** Input for this task **

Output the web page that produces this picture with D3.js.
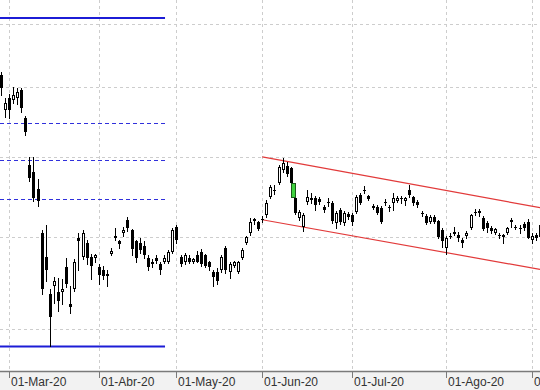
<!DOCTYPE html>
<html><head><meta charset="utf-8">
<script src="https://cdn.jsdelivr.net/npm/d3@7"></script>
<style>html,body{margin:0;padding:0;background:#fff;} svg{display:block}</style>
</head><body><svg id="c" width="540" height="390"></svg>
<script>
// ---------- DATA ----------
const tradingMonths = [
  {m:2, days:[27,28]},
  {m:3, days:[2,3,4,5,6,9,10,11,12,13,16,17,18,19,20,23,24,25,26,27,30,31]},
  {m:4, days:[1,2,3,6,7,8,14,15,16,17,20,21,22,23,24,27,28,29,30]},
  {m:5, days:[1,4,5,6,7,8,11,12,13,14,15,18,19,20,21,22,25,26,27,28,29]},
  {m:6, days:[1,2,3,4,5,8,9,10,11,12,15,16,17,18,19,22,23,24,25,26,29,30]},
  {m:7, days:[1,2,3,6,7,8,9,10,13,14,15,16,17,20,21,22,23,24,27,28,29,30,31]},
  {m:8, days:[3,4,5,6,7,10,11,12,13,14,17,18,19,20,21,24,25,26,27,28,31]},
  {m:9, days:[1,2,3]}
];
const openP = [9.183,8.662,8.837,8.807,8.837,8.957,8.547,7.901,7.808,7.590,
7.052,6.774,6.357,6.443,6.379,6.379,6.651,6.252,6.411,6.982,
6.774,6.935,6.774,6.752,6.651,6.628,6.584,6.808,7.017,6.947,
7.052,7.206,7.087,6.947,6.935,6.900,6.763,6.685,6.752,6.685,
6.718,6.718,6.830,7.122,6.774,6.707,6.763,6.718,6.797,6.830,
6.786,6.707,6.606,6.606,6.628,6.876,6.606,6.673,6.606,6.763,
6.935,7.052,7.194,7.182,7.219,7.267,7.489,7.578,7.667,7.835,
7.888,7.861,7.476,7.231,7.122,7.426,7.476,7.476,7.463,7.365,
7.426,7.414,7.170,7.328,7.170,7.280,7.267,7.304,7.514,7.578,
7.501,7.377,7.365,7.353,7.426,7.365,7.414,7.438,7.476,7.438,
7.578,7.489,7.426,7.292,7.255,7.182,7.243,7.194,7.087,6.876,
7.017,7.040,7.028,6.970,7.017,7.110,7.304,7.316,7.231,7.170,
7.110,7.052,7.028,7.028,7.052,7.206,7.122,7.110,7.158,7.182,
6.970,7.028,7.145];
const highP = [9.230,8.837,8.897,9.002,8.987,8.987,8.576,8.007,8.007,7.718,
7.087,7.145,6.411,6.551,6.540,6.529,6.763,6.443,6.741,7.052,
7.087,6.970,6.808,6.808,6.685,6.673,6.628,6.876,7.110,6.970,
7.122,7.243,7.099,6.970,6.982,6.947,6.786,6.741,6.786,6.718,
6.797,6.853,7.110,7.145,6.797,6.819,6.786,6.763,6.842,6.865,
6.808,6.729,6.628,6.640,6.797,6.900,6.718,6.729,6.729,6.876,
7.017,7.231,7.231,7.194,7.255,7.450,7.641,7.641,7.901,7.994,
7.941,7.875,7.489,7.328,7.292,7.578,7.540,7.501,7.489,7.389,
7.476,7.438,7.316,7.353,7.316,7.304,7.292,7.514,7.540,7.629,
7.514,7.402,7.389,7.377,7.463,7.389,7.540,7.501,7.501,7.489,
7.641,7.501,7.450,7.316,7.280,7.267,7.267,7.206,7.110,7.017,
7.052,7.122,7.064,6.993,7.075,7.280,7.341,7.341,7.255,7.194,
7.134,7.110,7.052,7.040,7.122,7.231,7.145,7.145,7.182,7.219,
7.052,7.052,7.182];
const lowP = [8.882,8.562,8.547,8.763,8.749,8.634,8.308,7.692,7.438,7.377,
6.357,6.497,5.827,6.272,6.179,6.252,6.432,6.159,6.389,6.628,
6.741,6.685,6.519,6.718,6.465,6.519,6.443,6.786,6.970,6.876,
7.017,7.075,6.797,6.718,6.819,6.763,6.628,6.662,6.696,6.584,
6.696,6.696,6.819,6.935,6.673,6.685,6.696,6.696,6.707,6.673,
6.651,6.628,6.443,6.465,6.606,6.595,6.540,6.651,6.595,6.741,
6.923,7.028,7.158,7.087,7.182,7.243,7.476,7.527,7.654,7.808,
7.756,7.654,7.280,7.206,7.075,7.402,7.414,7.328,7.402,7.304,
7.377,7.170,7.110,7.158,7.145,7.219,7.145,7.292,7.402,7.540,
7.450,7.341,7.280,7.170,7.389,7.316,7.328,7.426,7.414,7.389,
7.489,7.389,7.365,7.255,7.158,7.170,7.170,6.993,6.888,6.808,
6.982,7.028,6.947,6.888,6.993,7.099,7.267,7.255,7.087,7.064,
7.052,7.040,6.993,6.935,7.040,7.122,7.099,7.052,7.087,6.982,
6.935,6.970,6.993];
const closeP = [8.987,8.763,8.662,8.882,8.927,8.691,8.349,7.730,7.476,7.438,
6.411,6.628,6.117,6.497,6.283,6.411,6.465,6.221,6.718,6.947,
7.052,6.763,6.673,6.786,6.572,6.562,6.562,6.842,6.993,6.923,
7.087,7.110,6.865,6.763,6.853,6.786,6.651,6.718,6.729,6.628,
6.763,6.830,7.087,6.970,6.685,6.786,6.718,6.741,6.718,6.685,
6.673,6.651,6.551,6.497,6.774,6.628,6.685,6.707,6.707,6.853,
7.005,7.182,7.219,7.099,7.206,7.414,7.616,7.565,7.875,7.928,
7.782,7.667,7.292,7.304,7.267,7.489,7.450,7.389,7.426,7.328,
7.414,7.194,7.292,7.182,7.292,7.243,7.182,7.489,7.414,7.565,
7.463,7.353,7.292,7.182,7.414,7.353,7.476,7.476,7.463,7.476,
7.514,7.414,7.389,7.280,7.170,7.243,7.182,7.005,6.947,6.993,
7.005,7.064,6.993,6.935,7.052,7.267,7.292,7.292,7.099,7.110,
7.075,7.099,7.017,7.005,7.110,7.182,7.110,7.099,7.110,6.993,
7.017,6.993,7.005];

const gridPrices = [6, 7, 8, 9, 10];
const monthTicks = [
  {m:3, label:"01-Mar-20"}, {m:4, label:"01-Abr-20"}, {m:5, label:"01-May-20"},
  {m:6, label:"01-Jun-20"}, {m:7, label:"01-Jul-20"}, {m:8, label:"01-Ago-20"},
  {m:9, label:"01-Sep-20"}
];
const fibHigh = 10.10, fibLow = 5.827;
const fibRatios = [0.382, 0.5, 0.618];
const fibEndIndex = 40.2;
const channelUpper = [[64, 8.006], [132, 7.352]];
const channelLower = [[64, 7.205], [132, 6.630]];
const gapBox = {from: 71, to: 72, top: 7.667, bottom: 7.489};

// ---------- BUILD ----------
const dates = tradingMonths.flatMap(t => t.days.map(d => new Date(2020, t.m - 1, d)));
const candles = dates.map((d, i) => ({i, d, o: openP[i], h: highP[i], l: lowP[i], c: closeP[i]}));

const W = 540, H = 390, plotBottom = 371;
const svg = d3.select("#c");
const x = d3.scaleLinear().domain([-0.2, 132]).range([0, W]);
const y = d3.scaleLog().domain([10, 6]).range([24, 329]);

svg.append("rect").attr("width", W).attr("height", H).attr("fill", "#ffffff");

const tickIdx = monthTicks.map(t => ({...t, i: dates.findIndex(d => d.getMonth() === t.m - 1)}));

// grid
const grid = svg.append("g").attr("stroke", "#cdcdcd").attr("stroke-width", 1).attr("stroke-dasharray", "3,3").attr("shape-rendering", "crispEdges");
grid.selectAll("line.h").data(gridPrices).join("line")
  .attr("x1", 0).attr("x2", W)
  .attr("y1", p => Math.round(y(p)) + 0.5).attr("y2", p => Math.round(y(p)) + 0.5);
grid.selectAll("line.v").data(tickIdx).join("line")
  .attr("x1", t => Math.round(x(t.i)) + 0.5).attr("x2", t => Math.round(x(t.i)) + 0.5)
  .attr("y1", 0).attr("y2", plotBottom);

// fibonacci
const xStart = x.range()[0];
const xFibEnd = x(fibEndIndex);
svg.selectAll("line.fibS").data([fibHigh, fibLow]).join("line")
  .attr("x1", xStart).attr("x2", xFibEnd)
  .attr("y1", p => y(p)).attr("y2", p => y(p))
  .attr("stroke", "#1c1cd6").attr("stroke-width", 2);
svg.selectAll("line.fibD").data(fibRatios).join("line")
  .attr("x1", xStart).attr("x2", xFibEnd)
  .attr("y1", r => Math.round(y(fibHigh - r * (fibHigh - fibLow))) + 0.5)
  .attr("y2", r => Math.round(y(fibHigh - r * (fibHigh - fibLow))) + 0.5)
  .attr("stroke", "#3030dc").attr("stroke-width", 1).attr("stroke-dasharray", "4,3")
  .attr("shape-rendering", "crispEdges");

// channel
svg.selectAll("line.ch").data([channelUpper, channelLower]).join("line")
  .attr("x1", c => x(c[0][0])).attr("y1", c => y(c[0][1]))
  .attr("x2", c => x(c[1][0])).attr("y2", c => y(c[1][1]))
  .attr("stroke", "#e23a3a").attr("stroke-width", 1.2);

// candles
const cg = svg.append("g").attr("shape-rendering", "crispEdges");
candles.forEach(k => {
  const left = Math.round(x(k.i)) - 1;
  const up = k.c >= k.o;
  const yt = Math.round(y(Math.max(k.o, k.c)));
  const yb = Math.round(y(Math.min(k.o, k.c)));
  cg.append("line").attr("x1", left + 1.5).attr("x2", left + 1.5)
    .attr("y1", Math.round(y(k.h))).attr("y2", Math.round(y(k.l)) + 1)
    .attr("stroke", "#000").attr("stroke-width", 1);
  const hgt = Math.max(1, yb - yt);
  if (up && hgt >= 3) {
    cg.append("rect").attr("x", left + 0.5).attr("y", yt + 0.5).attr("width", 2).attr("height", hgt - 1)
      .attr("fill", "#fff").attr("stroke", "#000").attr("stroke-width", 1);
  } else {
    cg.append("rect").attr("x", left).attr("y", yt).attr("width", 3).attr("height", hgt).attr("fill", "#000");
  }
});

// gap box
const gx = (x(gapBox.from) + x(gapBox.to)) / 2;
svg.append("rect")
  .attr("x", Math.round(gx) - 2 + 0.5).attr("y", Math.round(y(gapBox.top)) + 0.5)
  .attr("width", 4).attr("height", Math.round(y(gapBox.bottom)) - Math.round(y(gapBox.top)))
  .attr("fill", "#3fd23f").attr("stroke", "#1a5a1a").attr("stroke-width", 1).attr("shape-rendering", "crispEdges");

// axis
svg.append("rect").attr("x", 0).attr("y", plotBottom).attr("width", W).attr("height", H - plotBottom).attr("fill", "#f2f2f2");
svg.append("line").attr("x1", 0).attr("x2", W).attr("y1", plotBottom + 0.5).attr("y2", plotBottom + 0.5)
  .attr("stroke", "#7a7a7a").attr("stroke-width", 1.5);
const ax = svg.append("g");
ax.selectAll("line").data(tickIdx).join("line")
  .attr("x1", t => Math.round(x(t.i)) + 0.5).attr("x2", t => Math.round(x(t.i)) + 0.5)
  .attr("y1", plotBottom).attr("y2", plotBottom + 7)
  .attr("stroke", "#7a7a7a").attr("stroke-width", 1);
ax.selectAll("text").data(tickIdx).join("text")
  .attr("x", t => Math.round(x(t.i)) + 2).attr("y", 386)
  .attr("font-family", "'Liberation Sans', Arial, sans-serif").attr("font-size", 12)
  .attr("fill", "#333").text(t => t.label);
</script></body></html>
==
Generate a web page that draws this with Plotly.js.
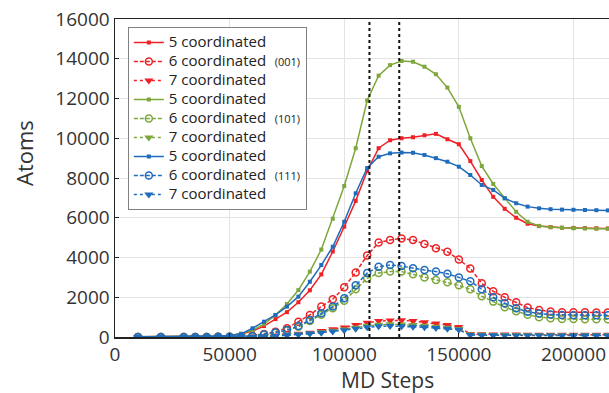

** Directive **
Across the entries above, how many lines contain "with"? Provide only the count.

** Exercise solution **
2